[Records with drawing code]
——————————

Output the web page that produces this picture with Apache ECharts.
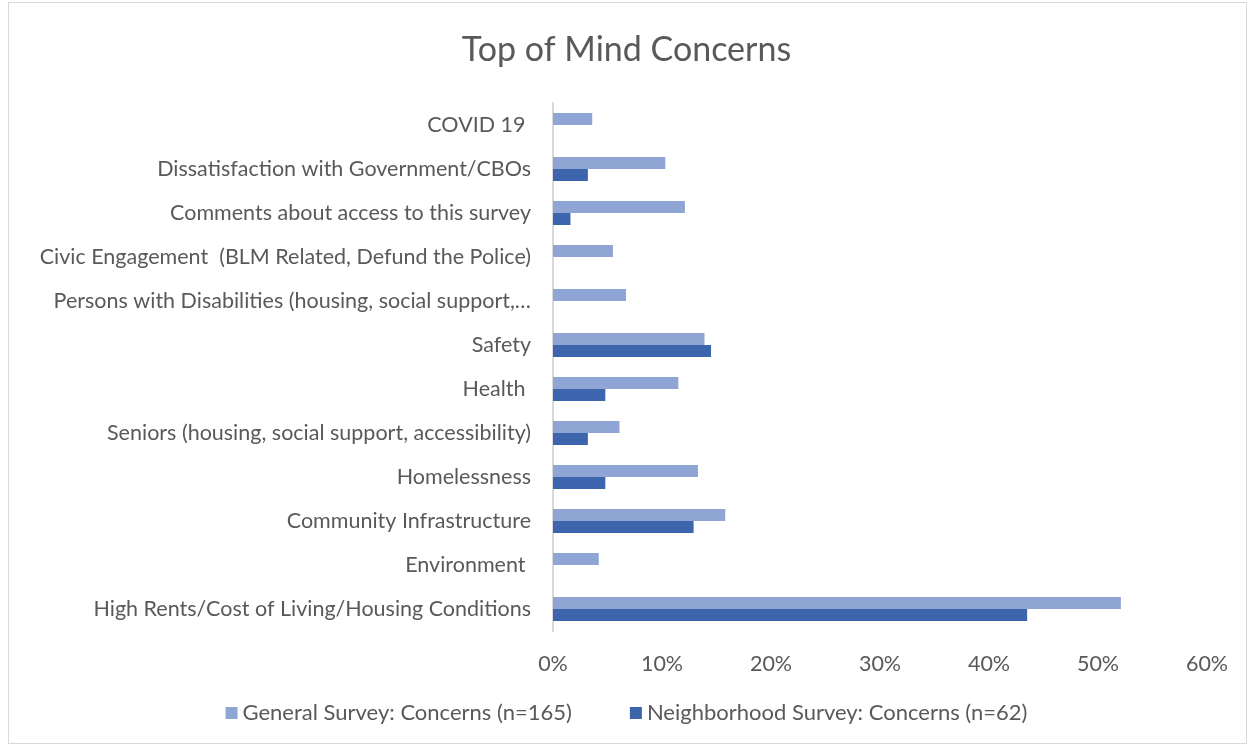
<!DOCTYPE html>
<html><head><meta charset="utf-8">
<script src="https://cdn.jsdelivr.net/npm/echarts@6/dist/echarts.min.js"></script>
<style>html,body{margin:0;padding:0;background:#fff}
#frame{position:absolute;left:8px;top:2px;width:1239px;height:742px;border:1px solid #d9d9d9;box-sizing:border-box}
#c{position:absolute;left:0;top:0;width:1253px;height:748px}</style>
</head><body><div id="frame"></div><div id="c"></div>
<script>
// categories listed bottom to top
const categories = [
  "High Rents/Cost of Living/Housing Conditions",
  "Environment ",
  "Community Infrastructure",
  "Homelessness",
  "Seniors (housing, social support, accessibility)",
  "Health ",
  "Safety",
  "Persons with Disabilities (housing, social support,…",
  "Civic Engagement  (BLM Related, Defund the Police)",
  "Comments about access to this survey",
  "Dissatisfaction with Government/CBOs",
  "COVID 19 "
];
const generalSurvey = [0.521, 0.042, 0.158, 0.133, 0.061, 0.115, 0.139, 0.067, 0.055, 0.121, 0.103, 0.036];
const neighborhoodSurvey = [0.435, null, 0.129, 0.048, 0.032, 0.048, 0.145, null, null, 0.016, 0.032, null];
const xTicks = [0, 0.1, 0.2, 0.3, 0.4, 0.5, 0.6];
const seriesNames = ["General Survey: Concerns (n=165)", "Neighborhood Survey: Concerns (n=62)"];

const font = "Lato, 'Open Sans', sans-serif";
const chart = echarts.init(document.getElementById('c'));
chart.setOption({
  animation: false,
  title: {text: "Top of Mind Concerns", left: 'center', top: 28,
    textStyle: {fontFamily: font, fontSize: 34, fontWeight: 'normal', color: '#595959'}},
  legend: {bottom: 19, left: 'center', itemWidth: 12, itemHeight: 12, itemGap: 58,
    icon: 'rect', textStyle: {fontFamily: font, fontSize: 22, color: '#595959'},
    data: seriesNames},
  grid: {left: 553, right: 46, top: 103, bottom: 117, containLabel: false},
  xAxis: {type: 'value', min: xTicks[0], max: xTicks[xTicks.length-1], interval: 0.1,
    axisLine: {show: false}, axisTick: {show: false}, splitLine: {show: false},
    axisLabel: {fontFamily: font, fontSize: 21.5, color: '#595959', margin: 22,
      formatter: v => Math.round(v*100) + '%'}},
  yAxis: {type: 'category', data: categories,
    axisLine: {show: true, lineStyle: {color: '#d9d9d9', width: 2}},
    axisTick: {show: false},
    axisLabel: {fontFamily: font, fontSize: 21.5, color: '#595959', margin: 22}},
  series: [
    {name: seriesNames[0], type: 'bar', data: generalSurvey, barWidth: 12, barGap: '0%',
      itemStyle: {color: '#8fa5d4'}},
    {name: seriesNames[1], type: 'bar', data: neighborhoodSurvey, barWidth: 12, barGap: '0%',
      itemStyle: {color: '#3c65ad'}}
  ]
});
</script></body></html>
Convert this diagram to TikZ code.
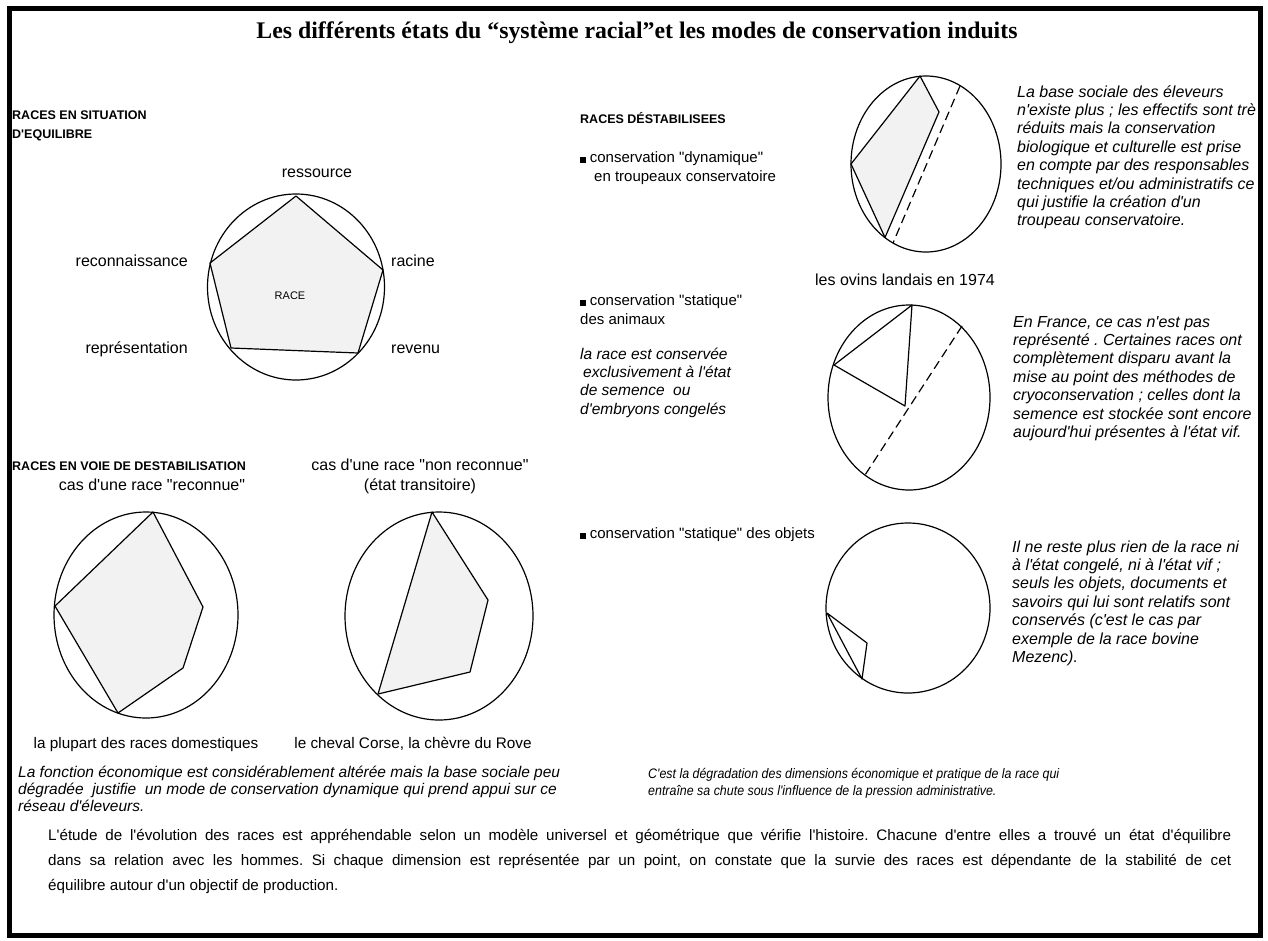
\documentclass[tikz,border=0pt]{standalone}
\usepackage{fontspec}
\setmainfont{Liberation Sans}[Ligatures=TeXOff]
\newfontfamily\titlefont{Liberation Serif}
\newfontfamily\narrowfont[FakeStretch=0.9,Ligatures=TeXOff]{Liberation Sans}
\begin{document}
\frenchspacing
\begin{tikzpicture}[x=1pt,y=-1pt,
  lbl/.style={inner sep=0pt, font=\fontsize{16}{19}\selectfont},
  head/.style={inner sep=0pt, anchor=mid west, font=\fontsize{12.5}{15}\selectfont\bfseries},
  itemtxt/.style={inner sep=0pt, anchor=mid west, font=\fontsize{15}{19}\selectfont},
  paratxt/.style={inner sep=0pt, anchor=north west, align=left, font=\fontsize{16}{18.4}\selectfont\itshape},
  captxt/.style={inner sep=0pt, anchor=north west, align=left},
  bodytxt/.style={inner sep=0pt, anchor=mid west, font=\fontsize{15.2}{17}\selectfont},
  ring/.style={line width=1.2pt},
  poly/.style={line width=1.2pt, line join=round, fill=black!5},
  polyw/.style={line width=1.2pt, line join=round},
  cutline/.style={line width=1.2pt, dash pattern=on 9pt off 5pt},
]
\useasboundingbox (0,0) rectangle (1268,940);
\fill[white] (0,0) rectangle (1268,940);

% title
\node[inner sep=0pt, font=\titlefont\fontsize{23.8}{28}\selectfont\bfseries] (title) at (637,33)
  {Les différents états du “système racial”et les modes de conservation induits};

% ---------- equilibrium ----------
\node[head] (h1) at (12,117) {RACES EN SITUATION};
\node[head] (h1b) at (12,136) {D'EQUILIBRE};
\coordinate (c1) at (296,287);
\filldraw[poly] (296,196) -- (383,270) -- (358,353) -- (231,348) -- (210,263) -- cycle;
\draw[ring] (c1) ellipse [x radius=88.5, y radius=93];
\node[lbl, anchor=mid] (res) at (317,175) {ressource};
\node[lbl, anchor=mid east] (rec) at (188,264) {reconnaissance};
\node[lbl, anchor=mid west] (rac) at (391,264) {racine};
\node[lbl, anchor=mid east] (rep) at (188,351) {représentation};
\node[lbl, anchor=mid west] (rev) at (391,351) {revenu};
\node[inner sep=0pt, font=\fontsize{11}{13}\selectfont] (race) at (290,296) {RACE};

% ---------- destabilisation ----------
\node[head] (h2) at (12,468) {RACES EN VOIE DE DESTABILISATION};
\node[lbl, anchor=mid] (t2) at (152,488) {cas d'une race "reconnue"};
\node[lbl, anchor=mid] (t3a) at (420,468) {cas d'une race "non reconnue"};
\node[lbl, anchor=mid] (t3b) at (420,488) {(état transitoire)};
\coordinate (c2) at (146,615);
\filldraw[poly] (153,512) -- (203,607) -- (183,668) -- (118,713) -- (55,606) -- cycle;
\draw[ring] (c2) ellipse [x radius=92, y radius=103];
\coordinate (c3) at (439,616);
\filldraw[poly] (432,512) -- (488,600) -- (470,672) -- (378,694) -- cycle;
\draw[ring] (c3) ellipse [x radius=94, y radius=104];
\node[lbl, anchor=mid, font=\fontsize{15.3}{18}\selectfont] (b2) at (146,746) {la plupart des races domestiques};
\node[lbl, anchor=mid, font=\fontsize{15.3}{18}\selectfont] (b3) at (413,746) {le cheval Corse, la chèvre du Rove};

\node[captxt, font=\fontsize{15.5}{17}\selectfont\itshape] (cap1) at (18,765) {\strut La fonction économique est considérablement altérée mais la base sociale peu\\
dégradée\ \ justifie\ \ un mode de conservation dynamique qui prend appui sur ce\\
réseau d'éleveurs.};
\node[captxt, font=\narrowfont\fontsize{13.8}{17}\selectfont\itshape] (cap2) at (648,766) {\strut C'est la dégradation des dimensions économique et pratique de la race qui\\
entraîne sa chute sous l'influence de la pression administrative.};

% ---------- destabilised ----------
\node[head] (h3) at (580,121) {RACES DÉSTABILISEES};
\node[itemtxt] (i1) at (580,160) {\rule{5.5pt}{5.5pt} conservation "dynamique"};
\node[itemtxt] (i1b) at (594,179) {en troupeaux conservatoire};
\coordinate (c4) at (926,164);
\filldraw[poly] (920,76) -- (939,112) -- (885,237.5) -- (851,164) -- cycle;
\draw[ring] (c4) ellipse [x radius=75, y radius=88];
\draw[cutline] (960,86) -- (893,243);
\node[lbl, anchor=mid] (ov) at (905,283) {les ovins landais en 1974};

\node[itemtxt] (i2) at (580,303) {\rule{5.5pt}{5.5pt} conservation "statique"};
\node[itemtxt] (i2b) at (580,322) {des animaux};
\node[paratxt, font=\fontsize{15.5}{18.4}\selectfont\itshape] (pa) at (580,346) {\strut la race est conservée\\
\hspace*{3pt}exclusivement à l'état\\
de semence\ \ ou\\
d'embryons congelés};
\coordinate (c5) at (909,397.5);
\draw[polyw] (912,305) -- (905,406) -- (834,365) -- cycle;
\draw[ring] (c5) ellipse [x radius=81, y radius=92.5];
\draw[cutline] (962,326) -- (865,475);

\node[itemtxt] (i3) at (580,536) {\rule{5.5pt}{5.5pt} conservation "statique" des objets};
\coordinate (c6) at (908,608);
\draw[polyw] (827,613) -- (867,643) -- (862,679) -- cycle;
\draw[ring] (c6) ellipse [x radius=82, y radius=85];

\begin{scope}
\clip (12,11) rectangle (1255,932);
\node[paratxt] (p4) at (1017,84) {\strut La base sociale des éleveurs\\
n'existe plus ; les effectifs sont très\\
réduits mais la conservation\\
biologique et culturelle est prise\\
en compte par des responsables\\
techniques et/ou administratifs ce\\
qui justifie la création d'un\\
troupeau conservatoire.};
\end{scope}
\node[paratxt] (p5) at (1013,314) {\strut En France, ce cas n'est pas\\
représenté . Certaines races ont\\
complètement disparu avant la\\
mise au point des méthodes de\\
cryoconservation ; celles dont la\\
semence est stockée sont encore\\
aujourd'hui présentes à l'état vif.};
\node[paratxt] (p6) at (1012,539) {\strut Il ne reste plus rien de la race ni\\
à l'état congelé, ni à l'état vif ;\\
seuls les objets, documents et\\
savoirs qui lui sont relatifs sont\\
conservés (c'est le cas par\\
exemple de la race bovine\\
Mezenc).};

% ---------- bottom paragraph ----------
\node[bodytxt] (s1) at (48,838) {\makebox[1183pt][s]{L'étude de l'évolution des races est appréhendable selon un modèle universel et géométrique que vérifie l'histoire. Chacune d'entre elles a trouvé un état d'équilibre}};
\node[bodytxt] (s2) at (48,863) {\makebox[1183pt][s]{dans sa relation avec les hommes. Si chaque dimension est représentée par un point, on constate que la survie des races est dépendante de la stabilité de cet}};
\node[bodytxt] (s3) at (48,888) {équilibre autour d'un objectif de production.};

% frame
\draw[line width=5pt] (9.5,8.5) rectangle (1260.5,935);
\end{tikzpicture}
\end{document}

——————————

Task requirements — All lines holding the word "this" should be picked out and copied.

Reply —
Output the web page that produces this picture with Apache ECharts.
  "Comments about access to this survey",
Convert this diagram to TikZ code.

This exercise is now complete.